Things I Wish I Told My Former Founder Self

Robert Desmond
4 min readMar 28, 2019

I’ve been a software developer/consultant for large media companies, big financial institutions and several startups in my career.

I’ve built tools that need to scale within big teams and smaller side projects for fun.

Unfortunately a lot of the time, the code my team and I wrote wasn’t used by nearly as many people as the business first thought (or in some cases closed before it was used at all!).

Unfortunately this is very common in the software development world.

Too often developers go off to build stuff that is challenging or fun to build, but actually it isn’t solving a real customer problem.

All too regularly the teams never validate the ideas with the customers. i.e. talk to them.

When I say talk, I don’t mean just talk, I mean listen.

And by listen, I don’t mean just listen, I mean understand.

This is a very nuanced skill that doesn’t come naturally to software developers, and is executed poorly by many product managers.

An Example

When someone comes into a hardware shop to buy a drill, they don’t actually want a drill, they want a hole in their wall.
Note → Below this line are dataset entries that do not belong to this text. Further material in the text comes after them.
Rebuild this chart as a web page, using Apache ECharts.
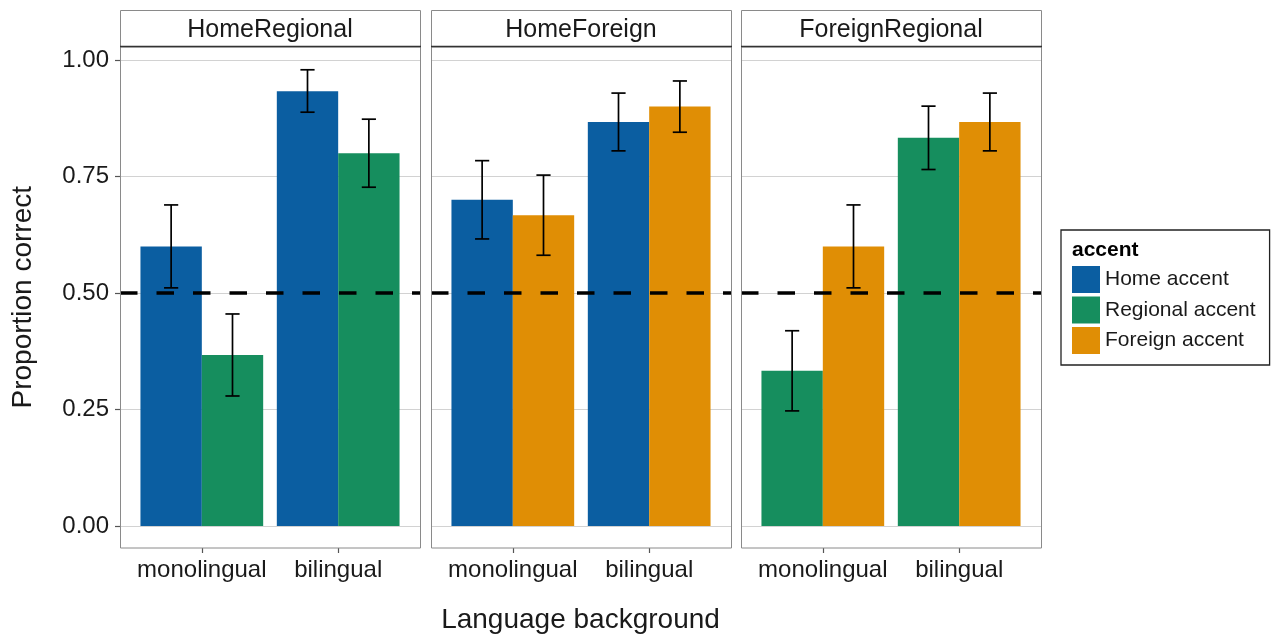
<!DOCTYPE html>
<html>
<head>
<meta charset="utf-8">
<script src="https://cdn.jsdelivr.net/npm/echarts@6/dist/echarts.min.js"></script>
<style>
  html, body { margin: 0; padding: 0; background: #fff; }
  #chart { width: 1271px; height: 637px; }
</style>
</head>
<body>
<div id="chart"></div>
<script>
// Facets, x groups and fill legend
const facetNames = ['HomeRegional', 'HomeForeign', 'ForeignRegional'];
const groupNames = ['monolingual', 'bilingual'];
const accentNames = ['Home accent', 'Regional accent', 'Foreign accent'];
// Which two accents appear in each facet (left bar, right bar)
const facetAccents = [[0, 1], [0, 2], [1, 2]];

// Proportion correct, [left accent, right accent] x [monolingual, bilingual]
const homeRegionalMean = [[0.600, 0.933], [0.367, 0.800]];
const homeRegionalLow  = [[0.511, 0.888], [0.279, 0.727]];
const homeRegionalHigh = [[0.689, 0.979], [0.455, 0.873]];

const homeForeignMean = [[0.700, 0.867], [0.667, 0.900]];
const homeForeignLow  = [[0.616, 0.805], [0.581, 0.845]];
const homeForeignHigh = [[0.784, 0.929], [0.753, 0.955]];

const foreignRegionalMean = [[0.333, 0.833], [0.600, 0.867]];
const foreignRegionalLow  = [[0.247, 0.765], [0.511, 0.805]];
const foreignRegionalHigh = [[0.419, 0.901], [0.689, 0.929]];

// Chance level reference line
const chanceLevel = 0.5;

const means = [homeRegionalMean, homeForeignMean, foreignRegionalMean];
const lows = [homeRegionalLow, homeForeignLow, foreignRegionalLow];
const highs = [homeRegionalHigh, homeForeignHigh, foreignRegionalHigh];

// Styling / layout
const FONT = '"Liberation Sans", Arial, Helvetica, sans-serif';
const TEXT = '#1a1a1a';
const accentColors = ['#0b5ea1', '#168e5e', '#e08e05'];
const panelLeft = [120, 431, 741];
const panelWidth = 300;
const stripTop = 10, stripBottom = 46.5, panelBottom = 548;
const plotTop = 60, plotHeight = 466;
const xMin = 0.4, xMax = 2.6;
const barWidth = 0.45;     // each dodged bar, in x units
const capHalf = 0.052;     // half width of error bar caps

const chart = echarts.init(document.getElementById('chart'), null, { renderer: 'canvas' });

// Grids 0..2 hold the data (value 0..1 between plotTop and plotTop+plotHeight);
// grids 3..5 share the same horizontal extent and carry the x axis at the panel bottom.
const grids = [];
panelLeft.forEach(l => grids.push({
  left: l, top: plotTop, width: panelWidth, height: plotHeight,
  containLabel: false, outerBoundsMode: 'none'
}));
panelLeft.forEach(l => grids.push({
  left: l, top: plotTop, width: panelWidth, height: panelBottom - plotTop,
  containLabel: false, outerBoundsMode: 'none'
}));

const xAxes = [];
const yAxes = [];
panelLeft.forEach((l, i) => {
  xAxes.push({
    type: 'value', gridIndex: i, min: xMin, max: xMax, show: false
  });
  yAxes.push({
    type: 'value', gridIndex: i, min: 0, max: 1, interval: 0.25,
    axisLine: { show: false },
    axisTick: { show: i === 0, length: 5, lineStyle: { color: '#555', width: 1.2 } },
    axisLabel: {
      show: i === 0, margin: 11,
      formatter: v => v.toFixed(2),
      fontSize: 24, color: TEXT, fontFamily: FONT
    },
    splitLine: { show: true, lineStyle: { color: '#d2d2d2', width: 1.2 } }
  });
});
panelLeft.forEach((l, i) => {
  xAxes.push({
    type: 'value', gridIndex: 3 + i, min: xMin, max: xMax,
    axisLine: { show: false },
    splitLine: { show: false },
    axisTick: { show: true, customValues: [1, 2], length: 5, lineStyle: { color: '#555', width: 1.2 } },
    axisLabel: {
      customValues: [1, 2], margin: 10,
      formatter: v => groupNames[Math.round(v) - 1],
      fontSize: 24, color: TEXT, fontFamily: FONT
    }
  });
  yAxes.push({
    type: 'value', gridIndex: 3 + i, min: 0, max: 1, show: false,
    splitLine: { show: false }
  });
});

const series = [];
facetNames.forEach((f, i) => {
  facetAccents[i].forEach((a, j) => {
    const color = accentColors[a];
    series.push({
      type: 'custom',
      name: accentNames[a],
      xAxisIndex: i, yAxisIndex: i,
      itemStyle: { color: color },
      encode: { x: 0, y: 1 },
      z: 2,
      data: groupNames.map((g, k) => [k + 1, means[i][j][k], lows[i][j][k], highs[i][j][k]]),
      renderItem: (params, api) => {
        const x = api.value(0), m = api.value(1), lo = api.value(2), hi = api.value(3);
        const x0 = x + (j === 0 ? -barWidth : 0);
        const x1 = x0 + barWidth;
        const xc = x0 + barWidth / 2;
        const b0 = api.coord([x0, 0]);
        const b1 = api.coord([x1, m]);
        const top = api.coord([xc, hi]);
        const bot = api.coord([xc, lo]);
        const capL = api.coord([xc - capHalf, hi])[0];
        const capR = api.coord([xc + capHalf, hi])[0];
        const ls = { stroke: '#000', lineWidth: 1.7 };
        return {
          type: 'group',
          children: [
            { type: 'rect', shape: { x: b0[0], y: b1[1], width: b1[0] - b0[0], height: b0[1] - b1[1] },
              style: { fill: color } },
            { type: 'line', shape: { x1: top[0], y1: top[1], x2: bot[0], y2: bot[1] }, style: ls },
            { type: 'line', shape: { x1: capL, y1: top[1], x2: capR, y2: top[1] }, style: ls },
            { type: 'line', shape: { x1: capL, y1: bot[1], x2: capR, y2: bot[1] }, style: ls }
          ]
        };
      }
    });
  });
  // dashed chance line across the panel
  series.push({
    type: 'line', name: 'chance', xAxisIndex: i, yAxisIndex: i,
    data: [[xMin, chanceLevel], [xMax, chanceLevel]],
    symbol: 'none', silent: true, z: 5,
    lineStyle: { color: '#000', width: 3.6, type: [17.5, 19] }
  });
});

const graphics = [];
panelLeft.forEach((l, i) => {
  graphics.push({
    type: 'rect', z: 10, silent: true,
    shape: { x: l + 0.5, y: stripTop + 0.5, width: panelWidth, height: stripBottom - stripTop },
    style: { fill: '#fff', stroke: '#8a8a8a', lineWidth: 1 }
  });
  graphics.push({
    type: 'rect', z: 10, silent: true,
    shape: { x: l + 0.5, y: stripBottom, width: panelWidth, height: panelBottom - stripBottom },
    style: { fill: 'none', stroke: '#8a8a8a', lineWidth: 1 }
  });
  graphics.push({
    type: 'line', z: 11, silent: true,
    shape: { x1: l, y1: stripBottom, x2: l + panelWidth + 1, y2: stripBottom },
    style: { stroke: '#333', lineWidth: 1.6 }
  });
  graphics.push({
    type: 'text', z: 12, silent: true,
    x: l + panelWidth / 2, y: 30,
    style: { text: facetNames[i], fill: TEXT, font: '25px ' + FONT, align: 'center', verticalAlign: 'middle' }
  });
});
graphics.push({
  type: 'text', silent: true,
  x: (panelLeft[0] + panelLeft[2] + panelWidth) / 2, y: 620,
  style: { text: 'Language background', fill: TEXT, font: '28px ' + FONT, align: 'center', verticalAlign: 'middle' }
});
graphics.push({
  type: 'text', silent: true,
  x: 23, y: (stripBottom + panelBottom) / 2, rotation: Math.PI / 2,
  style: { text: 'Proportion correct', fill: TEXT, font: '28px ' + FONT, align: 'center', verticalAlign: 'middle' }
});
graphics.push({
  type: 'text', silent: true, z: 20,
  x: 1072, y: 250,
  style: { text: 'accent', fill: '#000', font: 'bold 21px ' + FONT, align: 'left', verticalAlign: 'middle' }
});

chart.setOption({
  animation: false,
  backgroundColor: '#fff',
  grid: grids,
  xAxis: xAxes,
  yAxis: yAxes,
  legend: {
    data: accentNames, orient: 'vertical', left: 1061, top: 230,
    icon: 'rect', itemWidth: 28, itemHeight: 27, itemGap: 3.5,
    padding: [36, 14, 11, 11],
    borderColor: '#222', borderWidth: 1.3,
    selectedMode: false,
    textStyle: { fontSize: 21, color: TEXT, fontFamily: FONT }
  },
  graphic: graphics,
  series: series
});
</script>
</body>
</html>
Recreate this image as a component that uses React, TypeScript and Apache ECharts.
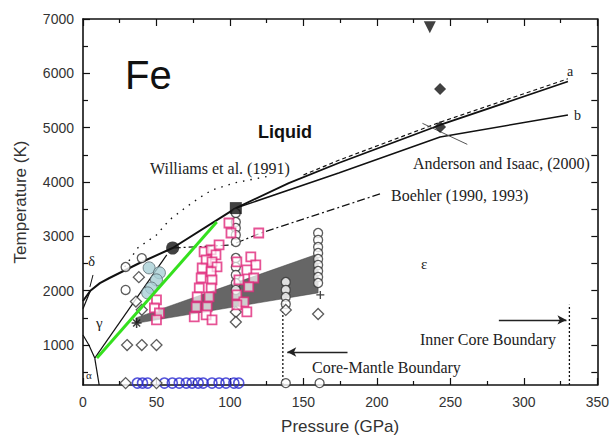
import React, { useEffect, useRef } from "react";
import * as echarts from "echarts";

// ---- axis ticks ----
const yTickLabels = [1000, 2000, 3000, 4000, 5000, 6000, 7000];
const yMinorTicks = [500, 1500, 2500, 3500, 4500, 5500, 6500];
const yRightTicks = [500, 1000, 1500, 2000, 2500, 3000, 3500, 4000, 4500, 5000, 5500, 6000, 6500];

// ---- curves (P GPa, T K) ----
const meltingCurve = [[0, 1811], [5, 2000], [11.5, 2140], [18, 2234], [38.5, 2510], [61, 2786], [104, 3520]];
const curveA = [[104, 3520], [140, 3980], [174, 4350], [243, 5050], [330, 5850]];
const curveB = [[104, 3520], [174, 4166], [243, 4830], [330, 5234]];
const curveADash = [[150, 4130], [174, 4400], [243, 5100], [330, 5900]];
const williams = [[28.4, 2437], [37.2, 2786], [50, 3026], [58.8, 3302], [70.3, 3541], [79, 3706], [87.8, 3854], [104, 3990], [125, 4100]];
const boehler = [[61, 2786], [101, 2842], [121, 3062], [204, 3798]];
const greenLine = [[9.5, 760], [91, 3265]];
const gammaEps = [[8, 760], [57, 2660]];
const deltaGamma = [[0, 1667], [5, 2000]];
const alphaGamma = [[0, 1185], [4, 1000], [8, 760]];
const alphaEps = [[8, 760], [11, 265]];
const deltaPointer = [[6.8, 2290], [4.7, 2070]];
const andersonPointer = [[231, 5080], [261.5, 4693]];
const cmbLine = [[136, 265], [136, 1830]];
const icbLine = [[331, 265], [331, 1740]];
const cmbArrow = [[180, 873], [139, 873]];
const icbArrow = [[283, 1462], [329, 1462]];
const band = [[36, 1500], [160, 2680], [160, 1960], [36, 1400]];

// ---- markers ----
const blueCircles = [[37, 300], [40.5, 300], [44, 300], [55.4, 300], [60.8, 300], [65.5, 300], [70.3, 300], [74.3, 300], [78.4, 300], [81.8, 300], [87.8, 300], [92.6, 300], [97.3, 300], [102.7, 300], [106, 300]];
const openCircles = [[29, 2437], [29, 2014], [40, 2600], [138, 300], [161, 300],
  [104, 3430], [104, 3265], [104, 3154], [104, 3026], [104, 2897], [104, 2602], [104, 2437], [104, 2290], [104, 2142], [104, 2014],
  [138, 2161], [138, 2014], [138, 1885], [138, 1756],
  [160, 3062], [160, 2934], [160, 2805], [160, 2694], [160, 2584], [160, 2474], [160, 2363], [160, 2253], [160, 2142]];
const openDiamonds = [[30, 1000], [40, 1000], [50, 1000], [29, 300], [50, 300], [36, 1800], [38, 2250], [104, 1609], [104, 1425], [138, 1646], [160, 1572], [40, 1650]];
const lightBlue = [[45, 2420], [52, 2330], [50, 2200], [46.5, 2050], [44, 1960]];
const pinkSquares = [[82.4, 2713], [87.2, 2750], [90.5, 2658], [83.8, 2566], [87.8, 2529], [91.2, 2437], [81.1, 2418], [87.2, 2345], [80.4, 2234], [87.8, 2198], [79.1, 2050], [87.2, 2050], [77.7, 1885], [85.8, 1885], [77.0, 1701], [84.5, 1701], [75.7, 1517], [83.8, 1554], [87.8, 1462], [92.6, 2842], [99.3, 3246], [100.7, 3062], [119.6, 3062], [104.7, 2529], [114.2, 2621], [117.6, 2474], [111.5, 2382], [116.2, 2234], [106.1, 2198], [112.8, 2069], [104.7, 1922], [109.5, 1793], [104.7, 1738], [111.5, 1609], [50, 1830], [48.6, 1682], [52, 1590], [50, 1462]];
const filledTriangle = [[236, 6850]];
const filledDiamonds = [[243, 5710], [243, 5013]];
const filledSquare = [[104, 3520]];
const filledCircle = [[61, 2786]];
const stars = [[36.5, 1406]];
const crosses = [[161.5, 1922]];

const SERIF = "'Liberation Serif', 'DejaVu Serif', serif";
const SANS = "'Liberation Sans', Arial, sans-serif";

function lineSeries(data: number[][], opts: any = {}) {
  return {
    type: "line",
    data,
    symbol: "none",
    silent: true,
    lineStyle: { color: "#111", width: 1.3, ...(opts.lineStyle || {}) },
    z: opts.z ?? 3,
    xAxisIndex: 0,
    yAxisIndex: 0,
  };
}

function scatter(data: number[][], symbol: string, size: number, style: any, z = 5, rotate = 0) {
  return {
    type: "scatter",
    data,
    symbol,
    symbolSize: size,
    symbolRotate: rotate,
    itemStyle: style,
    silent: true,
    z,
    xAxisIndex: 0,
    yAxisIndex: 0,
  };
}

export default function App() {
  const ref = useRef<HTMLDivElement>(null);
  useEffect(() => {
    if (!ref.current) return;
    const chart = echarts.init(ref.current, undefined, { renderer: "svg" });
    const axisLine = { show: true, lineStyle: { color: "#111", width: 1.6 } };
    const xBase = {
      type: "value",
      min: 0,
      max: 350,
      interval: 50,
      axisLine,
      splitLine: { show: false },
      axisTick: { show: true, inside: true, length: 7, lineStyle: { color: "#111", width: 1.2 } },
      minorTick: { show: true, splitNumber: 2, length: 4, lineStyle: { color: "#111", width: 1.2 } },
    };
    const yBase = {
      type: "value",
      min: 265,
      max: 7000,
      axisLine,
      splitLine: { show: false },
    };
    const option: any = {
      animation: false,
      grid: { left: 83, right: 11, top: 19, bottom: 55 },
      xAxis: [
        {
          ...xBase,
          position: "bottom",
          name: "Pressure (GPa)",
          nameLocation: "middle",
          nameGap: 33,
          nameTextStyle: { fontFamily: SANS, fontSize: 17, color: "#333" },
          axisLabel: { fontFamily: SANS, fontSize: 14, color: "#333", margin: 10, formatter: (v: number) => String(v) },
        },
        { ...xBase, position: "top", axisLabel: { show: false } },
      ],
      yAxis: [
        {
          ...yBase,
          position: "left",
          name: "Temperature (K)",
          nameLocation: "middle",
          nameGap: 54,
          nameTextStyle: { fontFamily: SANS, fontSize: 17, color: "#333" },
          axisTick: { show: true, inside: true, length: 7, customValues: yTickLabels, lineStyle: { color: "#111", width: 1.2 } },
          axisLabel: { fontFamily: SANS, fontSize: 14, color: "#333", margin: 9, customValues: yTickLabels, formatter: (v: number) => String(v) },
        },
        {
          ...yBase,
          position: "left",
          axisLine: { show: false },
          axisTick: { show: true, inside: true, length: 5, customValues: yMinorTicks, lineStyle: { color: "#111", width: 1.2 } },
          axisLabel: { show: false },
        },
        {
          ...yBase,
          position: "right",
          axisTick: { show: true, inside: true, length: 6, customValues: yRightTicks, lineStyle: { color: "#111", width: 1.2 } },
          axisLabel: { show: false },
        },
      ],
      series: [
        {
          type: "custom",
          data: band,
          silent: true,
          z: 1,
          renderItem: (params: any, api: any) => {
            if (params.dataIndex !== 0) return null;
            const pts = band.map((p) => api.coord(p));
            return { type: "polygon", shape: { points: pts }, style: { fill: "#666", stroke: "#444", lineWidth: 0.5 } };
          },
        },
        lineSeries(meltingCurve, { lineStyle: { width: 2 } }),
        lineSeries(curveA, { lineStyle: { width: 1.8 } }),
        lineSeries(curveADash, { lineStyle: { width: 1.2, type: [4, 3] } }),
        lineSeries(curveB, { lineStyle: { width: 1.5 } }),
        lineSeries(williams, { lineStyle: { width: 1.4, type: [1.5, 6] } }),
        lineSeries(boehler, { lineStyle: { width: 1.2, type: [8, 3, 2, 3] } }),
        lineSeries(gammaEps, { lineStyle: { width: 1.2 } }),
        lineSeries(deltaGamma, { lineStyle: { width: 1.2 } }),
        lineSeries(alphaGamma, { lineStyle: { width: 1.2 } }),
        lineSeries(alphaEps, { lineStyle: { width: 1.2 } }),
        lineSeries(deltaPointer, { lineStyle: { width: 1 } }),
        lineSeries(andersonPointer, { lineStyle: { width: 1, color: "#555" } }),
        lineSeries(cmbLine, { lineStyle: { width: 1.3, type: [2, 2] } }),
        lineSeries(icbLine, { lineStyle: { width: 1.3, type: [2, 2] } }),
        {
          type: "line",
          data: [],
          silent: true,
          markLine: {
            silent: true,
            symbol: ["none", "arrow"],
            symbolSize: [7, 9],
            label: { show: false },
            lineStyle: { color: "#222", width: 1.3, type: "solid" },
            data: [
              [{ coord: cmbArrow[0] }, { coord: cmbArrow[1] }],
              [{ coord: icbArrow[0] }, { coord: icbArrow[1] }],
            ],
          },
        },
        scatter(blueCircles, "circle", 10, { color: "rgba(255,255,255,0)", borderColor: "#2a2ad0", borderWidth: 1.6 }),
        scatter(openCircles, "circle", 9, { color: "#fff", borderColor: "#333", borderWidth: 1.3 }),
        scatter(openDiamonds, "diamond", 11, { color: "#fff", borderColor: "#333", borderWidth: 1.3 }),
        scatter(pinkSquares, "rect", 9, { color: "rgba(255,255,255,0.85)", borderColor: "#e0287a", borderWidth: 1.8 }, 6),
        scatter(lightBlue, "circle", 12, { color: "#a9cfd6", borderColor: "#5a6a70", borderWidth: 1 }, 6),
        lineSeries(greenLine, { lineStyle: { width: 3, color: "#35e01e" }, z: 8 }),
        scatter(filledTriangle, "triangle", 12, { color: "#111" }, 9, 180),
        scatter(filledDiamonds, "diamond", 12, { color: "#111" }, 9),
        scatter(filledSquare, "rect", 12, { color: "#111" }, 9),
        scatter(filledCircle, "circle", 13, { color: "#111" }, 9),
        scatter(stars, "path://M5,0V10M0,5H10M1.5,1.5L8.5,8.5M8.5,1.5L1.5,8.5", 10, { color: "none", borderColor: "#111", borderWidth: 1.5 }, 9),
        scatter(crosses, "path://M5,0V10M0,5H10", 8, { color: "none", borderColor: "#111", borderWidth: 1.3 }, 9),
      ],
      graphic: [
        { type: "text", left: 125, top: 55, style: { text: "Fe", font: `40px ${SANS}`, fill: "#111" } },
        { type: "text", left: 258, top: 123, style: { text: "Liquid", font: `bold 18px ${SANS}`, fill: "#111" } },
        { type: "text", left: 150, top: 160, style: { text: "Williams et al. (1991)", font: `16px ${SERIF}`, fill: "#222" } },
        { type: "text", left: 413, top: 155, style: { text: "Anderson and Isaac, (2000)", font: `16px ${SERIF}`, fill: "#222" } },
        { type: "text", left: 391, top: 187, style: { text: "Boehler (1990, 1993)", font: `16px ${SERIF}`, fill: "#222" } },
        { type: "text", left: 567, top: 64, style: { text: "a", font: `14px ${SERIF}`, fill: "#222" } },
        { type: "text", left: 574, top: 108, style: { text: "b", font: `14px ${SERIF}`, fill: "#222" } },
        { type: "text", left: 421, top: 256, style: { text: "ε", font: `15px ${SERIF}`, fill: "#222" } },
        { type: "text", left: 88, top: 253, style: { text: "δ", font: `15px ${SERIF}`, fill: "#222" } },
        { type: "text", left: 96, top: 315, style: { text: "γ", font: `15px ${SERIF}`, fill: "#222" } },
        { type: "text", left: 86, top: 369, style: { text: "α", font: `11px ${SERIF}`, fill: "#222" } },
        { type: "text", left: 312, top: 359, style: { text: "Core-Mantle Boundary", font: `16px ${SERIF}`, fill: "#222" } },
        { type: "text", left: 420, top: 331, style: { text: "Inner Core Boundary", font: `16px ${SERIF}`, fill: "#222" } },
      ],
    };
    chart.setOption(option);
    return () => chart.dispose();
  }, []);
  return (
    <div
      ref={ref}
      style={{ position: "fixed", left: 0, top: 0, width: 612, height: 440, background: "#fff" }}
    />
  );
}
So even if they say they want a drill, their underlying Job to be Done is to get a hole in the wall. (Actually it might be to hang a picture/hang a shelf/secure a wardrobe…).

A naive researcher would say we need more drills, or perhaps more attachments, maybe a drill specific for hanging photos…etc… They might be right in the short term, but if you can give customers a solution to hang a picture with sticky back tape that leaves no mark and is cheaper and easier then actually that might be a better solution that will win out in the long run.

To get to this solution requires a real understanding of the customer, their behaviours and their problems to create a product that will actually work.

Software Developers

Software developers are in high demand these days, because they can build systems that can work for millions of customers, rather than ‘normal’ manual people that can only deal with tens or perhaps hundreds of customers.

This has a strange demand on your time as a developer to show new features as quickly (and therefore as cheaply) as possible.

But what I have seen time and time again is a rush to build new features that don’t actually help the customer.

There is a fine balance in a startup between iterating new ideas quickly and solving critical user needs effectively. This is very difficult and there is no perfect answer.

Let me add that it is hard to write bug-free and scale-able code, especially in large systems where there are huge dependencies. If developers had their way, they would probably rewrite everything from scratch every few months to make their code ‘better’!

User Interface

A huge challenge for software development is getting the User Interface / User Experience right.

Again to solve this area best, you really need to sit down with customers and watch them use your app and really understand them.

Almost always there are some very simple things (e.g. removing one step in the signup process) that can double your conversion.

erm…

Estimation is Hard

Estimating any task is particularly challenging, even when breaking it down. It very often leads to delayed delivery which causes stress on development teams to deliver less than perfect code which of course has huge effects on the end use.

The Real Problem

The biggest problem that I have seen time and time again, is not getting code written, or iterating new ideas, but that businesses do not focus on really solving the customer’s needs with the code that is written.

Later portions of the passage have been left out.